How to use Smart Extract
SimpleScraper Smart Extract uses AI to accurately extract data and generate reusable CSS selectors from any website. All that's required is a URL and a data schema that lists the properties you wish to extract.
Smart Extract can be accessed via:
- The dashboard at https://simplescraper.io/new (or the scrape.new shortcut)
- Programatically via the API. Please see the docs here: https://simplescraper.io/docs/api-guide#post-smart-extract.
Dashboard Usage
- Navigate to https://simplescraper.io/new
- In the top input field, enter the URL of the page you wish to extract data from
- In the bottom input field, enter a data schema (comma-seperated list of properties you wish to extract)

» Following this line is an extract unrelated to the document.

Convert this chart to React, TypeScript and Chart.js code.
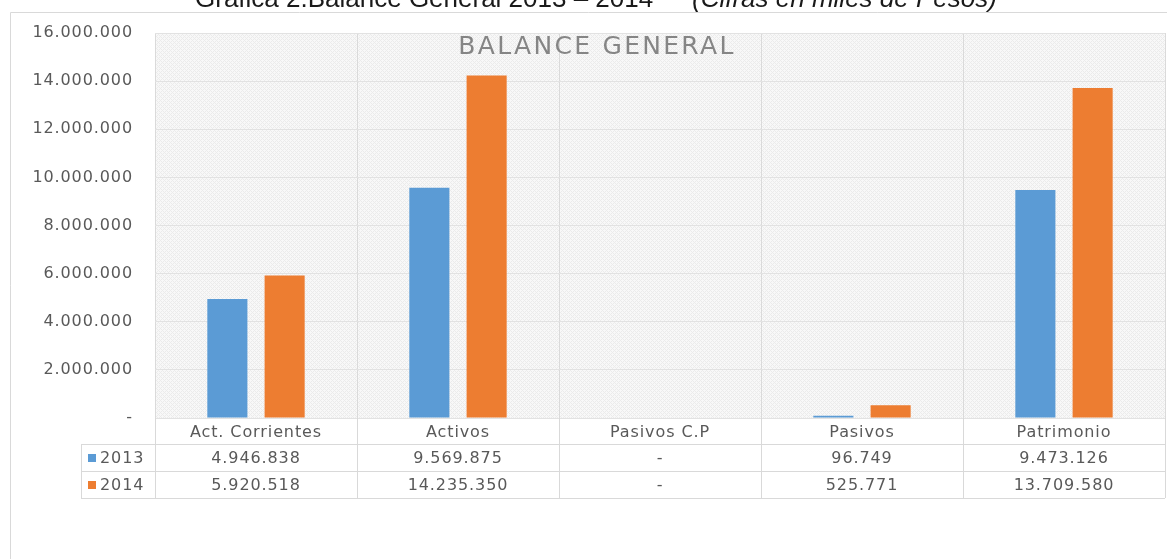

- Click the 'Extract Data' button
- After a few seconds, the data will be returned in CSV and JSON format
- Click the 'Save as a scrape recipe' button to convert the smart extraction into a regular scrape recipe, allowing you to scrape at scale using Simplescraper
API Usage
- API docs can be found here: https://simplescraper.io/docs/api-guide#post-smart-extract.
Tips on writing your data schema
The schema provided should be a short, accurate list of each of the visible data points on the website that you wish to extract.
- For example, if extracting data from a jobs board: 'Role, salary, location, job type, company, description, experience required' is a good schema.
Including a hint of what data is being extracted can increase accuracy.
- For example, instead of: 'name, location, price, size, bedrooms, bathrooms', including a reference to the type of data can improve results. Example: 'property name, location, price, size (sqm), bedrooms, bathrooms'.
A schema is not a prompt.
- This works: "title, old price, current price, discount, review count, description, num capsules, rating".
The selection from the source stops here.